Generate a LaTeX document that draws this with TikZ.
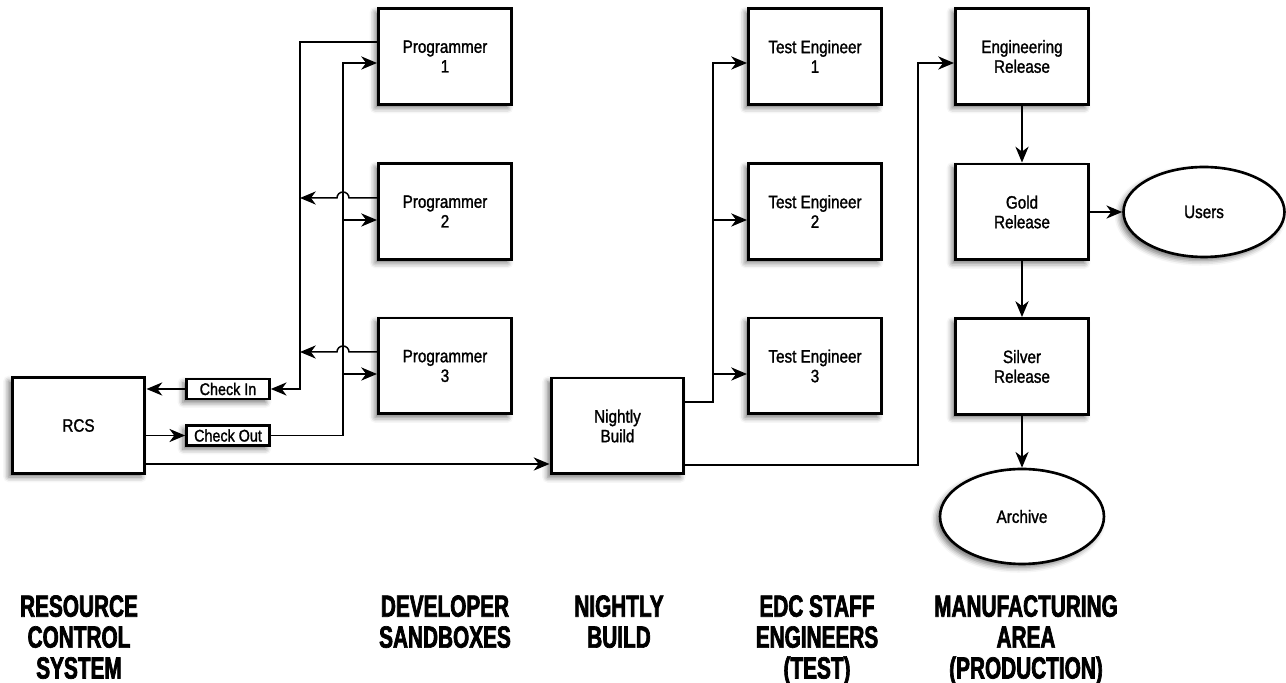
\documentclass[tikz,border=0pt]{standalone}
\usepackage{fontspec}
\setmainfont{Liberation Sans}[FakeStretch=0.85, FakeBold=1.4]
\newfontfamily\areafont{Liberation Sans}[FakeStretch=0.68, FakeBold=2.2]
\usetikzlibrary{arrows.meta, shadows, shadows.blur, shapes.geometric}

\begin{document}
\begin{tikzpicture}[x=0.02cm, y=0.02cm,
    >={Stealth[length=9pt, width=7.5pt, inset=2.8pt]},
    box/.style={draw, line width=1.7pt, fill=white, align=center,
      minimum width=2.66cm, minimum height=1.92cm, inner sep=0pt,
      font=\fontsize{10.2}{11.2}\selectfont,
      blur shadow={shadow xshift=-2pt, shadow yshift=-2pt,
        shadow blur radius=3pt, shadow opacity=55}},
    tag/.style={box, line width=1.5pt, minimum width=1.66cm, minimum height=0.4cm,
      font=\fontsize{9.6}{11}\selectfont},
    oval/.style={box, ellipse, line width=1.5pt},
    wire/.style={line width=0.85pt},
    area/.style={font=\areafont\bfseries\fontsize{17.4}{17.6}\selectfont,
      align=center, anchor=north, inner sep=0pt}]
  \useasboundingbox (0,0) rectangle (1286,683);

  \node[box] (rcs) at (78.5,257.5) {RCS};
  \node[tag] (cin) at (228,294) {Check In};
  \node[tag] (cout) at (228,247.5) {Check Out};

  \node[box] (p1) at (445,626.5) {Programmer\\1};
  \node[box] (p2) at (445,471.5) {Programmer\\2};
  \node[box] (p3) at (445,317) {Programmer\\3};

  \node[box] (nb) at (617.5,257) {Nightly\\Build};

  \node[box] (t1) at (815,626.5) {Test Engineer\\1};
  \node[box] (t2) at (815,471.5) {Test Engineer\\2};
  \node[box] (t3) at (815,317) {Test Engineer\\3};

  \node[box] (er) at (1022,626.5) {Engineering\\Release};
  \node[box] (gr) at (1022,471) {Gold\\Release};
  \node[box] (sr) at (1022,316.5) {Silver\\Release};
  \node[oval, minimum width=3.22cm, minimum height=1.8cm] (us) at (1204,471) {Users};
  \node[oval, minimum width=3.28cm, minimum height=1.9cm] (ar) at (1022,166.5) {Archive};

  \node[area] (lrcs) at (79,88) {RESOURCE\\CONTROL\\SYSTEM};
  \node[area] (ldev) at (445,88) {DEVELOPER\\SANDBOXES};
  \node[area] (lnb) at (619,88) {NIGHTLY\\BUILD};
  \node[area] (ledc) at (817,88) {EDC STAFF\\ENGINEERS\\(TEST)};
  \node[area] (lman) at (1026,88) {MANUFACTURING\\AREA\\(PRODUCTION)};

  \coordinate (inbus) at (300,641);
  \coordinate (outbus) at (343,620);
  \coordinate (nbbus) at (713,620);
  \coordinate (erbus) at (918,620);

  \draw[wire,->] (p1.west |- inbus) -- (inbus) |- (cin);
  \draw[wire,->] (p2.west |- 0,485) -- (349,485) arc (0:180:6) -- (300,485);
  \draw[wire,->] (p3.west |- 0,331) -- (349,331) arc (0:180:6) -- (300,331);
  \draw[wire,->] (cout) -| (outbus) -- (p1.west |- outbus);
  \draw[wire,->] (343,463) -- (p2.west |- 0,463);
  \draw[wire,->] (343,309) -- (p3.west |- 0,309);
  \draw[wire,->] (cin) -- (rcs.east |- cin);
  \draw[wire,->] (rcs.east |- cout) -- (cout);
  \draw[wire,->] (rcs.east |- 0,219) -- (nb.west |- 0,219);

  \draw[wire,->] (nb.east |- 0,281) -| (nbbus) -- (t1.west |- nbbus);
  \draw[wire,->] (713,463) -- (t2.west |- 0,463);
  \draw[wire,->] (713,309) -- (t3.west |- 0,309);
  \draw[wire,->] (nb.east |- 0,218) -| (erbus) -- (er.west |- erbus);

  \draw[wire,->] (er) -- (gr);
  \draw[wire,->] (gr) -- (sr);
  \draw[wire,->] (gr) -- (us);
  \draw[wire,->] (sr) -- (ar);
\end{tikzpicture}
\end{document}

• • • •

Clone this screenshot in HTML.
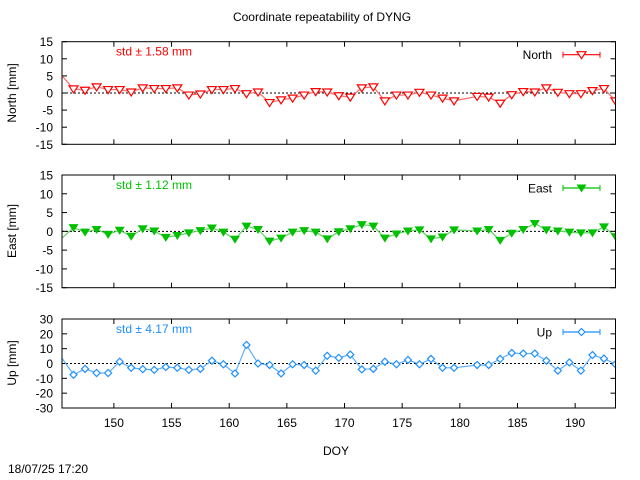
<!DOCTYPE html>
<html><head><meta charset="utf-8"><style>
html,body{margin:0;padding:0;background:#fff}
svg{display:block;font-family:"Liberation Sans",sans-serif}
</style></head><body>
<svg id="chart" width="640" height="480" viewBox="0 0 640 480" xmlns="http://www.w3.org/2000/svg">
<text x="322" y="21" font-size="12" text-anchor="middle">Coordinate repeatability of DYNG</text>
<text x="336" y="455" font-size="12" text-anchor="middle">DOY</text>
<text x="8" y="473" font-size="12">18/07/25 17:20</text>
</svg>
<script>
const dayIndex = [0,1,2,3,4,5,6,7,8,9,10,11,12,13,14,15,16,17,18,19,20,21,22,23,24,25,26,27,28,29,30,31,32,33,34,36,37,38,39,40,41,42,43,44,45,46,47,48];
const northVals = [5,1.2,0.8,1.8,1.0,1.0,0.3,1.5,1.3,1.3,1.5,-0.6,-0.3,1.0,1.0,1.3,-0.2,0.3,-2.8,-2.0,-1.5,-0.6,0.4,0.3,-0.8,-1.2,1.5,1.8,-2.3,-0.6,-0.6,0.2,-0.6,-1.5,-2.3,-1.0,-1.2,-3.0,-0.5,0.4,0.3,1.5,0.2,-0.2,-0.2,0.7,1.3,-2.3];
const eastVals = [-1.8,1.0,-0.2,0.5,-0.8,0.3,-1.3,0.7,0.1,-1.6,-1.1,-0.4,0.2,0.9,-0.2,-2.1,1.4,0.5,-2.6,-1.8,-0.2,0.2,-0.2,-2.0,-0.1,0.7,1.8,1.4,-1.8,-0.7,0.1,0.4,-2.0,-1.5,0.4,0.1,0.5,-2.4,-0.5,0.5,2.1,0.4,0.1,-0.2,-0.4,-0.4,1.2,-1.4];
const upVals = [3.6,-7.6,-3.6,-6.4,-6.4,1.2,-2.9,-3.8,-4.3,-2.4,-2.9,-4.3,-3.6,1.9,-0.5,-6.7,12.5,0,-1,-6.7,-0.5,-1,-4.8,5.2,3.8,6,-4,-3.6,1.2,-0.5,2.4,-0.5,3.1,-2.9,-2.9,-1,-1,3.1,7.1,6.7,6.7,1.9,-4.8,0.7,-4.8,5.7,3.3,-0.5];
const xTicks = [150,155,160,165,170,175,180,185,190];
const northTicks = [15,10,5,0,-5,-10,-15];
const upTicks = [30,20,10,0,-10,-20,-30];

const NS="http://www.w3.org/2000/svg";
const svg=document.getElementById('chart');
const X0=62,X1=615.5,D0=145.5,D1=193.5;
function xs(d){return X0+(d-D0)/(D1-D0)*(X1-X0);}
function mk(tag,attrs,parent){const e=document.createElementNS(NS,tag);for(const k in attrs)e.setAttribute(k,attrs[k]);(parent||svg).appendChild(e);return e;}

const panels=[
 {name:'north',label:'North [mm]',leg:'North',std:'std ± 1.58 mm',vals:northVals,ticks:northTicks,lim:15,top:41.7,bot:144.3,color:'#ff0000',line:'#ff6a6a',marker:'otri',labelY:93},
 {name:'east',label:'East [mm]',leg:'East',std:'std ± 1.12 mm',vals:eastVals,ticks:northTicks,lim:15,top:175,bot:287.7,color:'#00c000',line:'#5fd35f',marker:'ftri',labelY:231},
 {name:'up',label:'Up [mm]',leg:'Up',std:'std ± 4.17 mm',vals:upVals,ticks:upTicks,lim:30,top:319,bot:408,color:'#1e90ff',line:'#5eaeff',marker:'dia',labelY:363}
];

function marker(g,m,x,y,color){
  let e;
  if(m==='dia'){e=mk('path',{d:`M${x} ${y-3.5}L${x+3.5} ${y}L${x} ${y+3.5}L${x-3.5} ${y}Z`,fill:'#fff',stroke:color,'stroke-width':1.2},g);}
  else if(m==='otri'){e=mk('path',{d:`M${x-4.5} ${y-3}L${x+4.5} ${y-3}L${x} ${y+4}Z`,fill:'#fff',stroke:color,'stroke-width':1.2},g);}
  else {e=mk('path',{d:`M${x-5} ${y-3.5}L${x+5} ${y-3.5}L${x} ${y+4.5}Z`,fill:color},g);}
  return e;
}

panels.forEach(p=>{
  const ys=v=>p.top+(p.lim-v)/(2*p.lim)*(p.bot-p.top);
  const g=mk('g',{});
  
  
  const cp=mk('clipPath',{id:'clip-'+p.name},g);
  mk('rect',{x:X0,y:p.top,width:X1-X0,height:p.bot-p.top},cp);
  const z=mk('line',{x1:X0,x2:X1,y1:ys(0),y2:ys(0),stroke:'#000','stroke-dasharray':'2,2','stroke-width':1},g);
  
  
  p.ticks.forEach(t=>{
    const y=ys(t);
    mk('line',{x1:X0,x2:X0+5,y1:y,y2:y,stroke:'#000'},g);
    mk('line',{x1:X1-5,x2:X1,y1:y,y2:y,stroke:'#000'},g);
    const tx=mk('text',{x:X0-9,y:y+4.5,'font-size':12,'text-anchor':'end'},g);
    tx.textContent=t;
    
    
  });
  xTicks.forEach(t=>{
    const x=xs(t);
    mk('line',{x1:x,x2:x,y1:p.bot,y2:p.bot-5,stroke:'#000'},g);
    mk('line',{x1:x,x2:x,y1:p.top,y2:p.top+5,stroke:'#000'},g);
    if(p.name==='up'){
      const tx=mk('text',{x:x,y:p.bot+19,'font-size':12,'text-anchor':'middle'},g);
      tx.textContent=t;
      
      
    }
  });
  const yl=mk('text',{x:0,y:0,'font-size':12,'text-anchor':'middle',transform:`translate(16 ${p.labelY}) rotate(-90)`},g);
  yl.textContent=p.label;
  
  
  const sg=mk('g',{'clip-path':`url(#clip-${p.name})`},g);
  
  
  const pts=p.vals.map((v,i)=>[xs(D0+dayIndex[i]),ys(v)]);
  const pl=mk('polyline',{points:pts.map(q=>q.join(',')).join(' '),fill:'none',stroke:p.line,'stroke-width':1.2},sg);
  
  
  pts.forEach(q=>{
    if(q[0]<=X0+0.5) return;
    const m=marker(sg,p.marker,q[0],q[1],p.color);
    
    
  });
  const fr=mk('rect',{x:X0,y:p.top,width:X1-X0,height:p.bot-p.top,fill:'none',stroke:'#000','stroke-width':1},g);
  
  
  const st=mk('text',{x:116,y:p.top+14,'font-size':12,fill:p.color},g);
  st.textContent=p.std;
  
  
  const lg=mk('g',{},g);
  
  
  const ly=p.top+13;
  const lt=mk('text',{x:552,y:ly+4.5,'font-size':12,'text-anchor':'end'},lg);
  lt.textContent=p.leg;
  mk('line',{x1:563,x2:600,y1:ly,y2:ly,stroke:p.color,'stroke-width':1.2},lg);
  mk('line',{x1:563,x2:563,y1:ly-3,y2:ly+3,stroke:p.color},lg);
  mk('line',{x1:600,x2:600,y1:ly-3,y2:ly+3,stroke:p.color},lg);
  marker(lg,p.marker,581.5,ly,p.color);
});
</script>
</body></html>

• • • •

• What is expected
Transcribe exactly the lines between the one containing "Clone this screenshot in HTML." and the one containing "const upTicks = [30,20,10,0,-10,-20,-30];", counting both ends. Pictures are not copied.

• Result of this exercise
Clone this screenshot in HTML.
<!DOCTYPE html>
<html><head><meta charset="utf-8"><style>
html,body{margin:0;padding:0;background:#fff}
svg{display:block;font-family:"Liberation Sans",sans-serif}
</style></head><body>
<svg id="chart" width="640" height="480" viewBox="0 0 640 480" xmlns="http://www.w3.org/2000/svg">
<text x="322" y="21" font-size="12" text-anchor="middle">Coordinate repeatability of DYNG</text>
<text x="336" y="455" font-size="12" text-anchor="middle">DOY</text>
<text x="8" y="473" font-size="12">18/07/25 17:20</text>
</svg>
<script>
const dayIndex = [0,1,2,3,4,5,6,7,8,9,10,11,12,13,14,15,16,17,18,19,20,21,22,23,24,25,26,27,28,29,30,31,32,33,34,36,37,38,39,40,41,42,43,44,45,46,47,48];
const northVals = [5,1.2,0.8,1.8,1.0,1.0,0.3,1.5,1.3,1.3,1.5,-0.6,-0.3,1.0,1.0,1.3,-0.2,0.3,-2.8,-2.0,-1.5,-0.6,0.4,0.3,-0.8,-1.2,1.5,1.8,-2.3,-0.6,-0.6,0.2,-0.6,-1.5,-2.3,-1.0,-1.2,-3.0,-0.5,0.4,0.3,1.5,0.2,-0.2,-0.2,0.7,1.3,-2.3];
const eastVals = [-1.8,1.0,-0.2,0.5,-0.8,0.3,-1.3,0.7,0.1,-1.6,-1.1,-0.4,0.2,0.9,-0.2,-2.1,1.4,0.5,-2.6,-1.8,-0.2,0.2,-0.2,-2.0,-0.1,0.7,1.8,1.4,-1.8,-0.7,0.1,0.4,-2.0,-1.5,0.4,0.1,0.5,-2.4,-0.5,0.5,2.1,0.4,0.1,-0.2,-0.4,-0.4,1.2,-1.4];
const upVals = [3.6,-7.6,-3.6,-6.4,-6.4,1.2,-2.9,-3.8,-4.3,-2.4,-2.9,-4.3,-3.6,1.9,-0.5,-6.7,12.5,0,-1,-6.7,-0.5,-1,-4.8,5.2,3.8,6,-4,-3.6,1.2,-0.5,2.4,-0.5,3.1,-2.9,-2.9,-1,-1,3.1,7.1,6.7,6.7,1.9,-4.8,0.7,-4.8,5.7,3.3,-0.5];
const xTicks = [150,155,160,165,170,175,180,185,190];
const northTicks = [15,10,5,0,-5,-10,-15];
const upTicks = [30,20,10,0,-10,-20,-30];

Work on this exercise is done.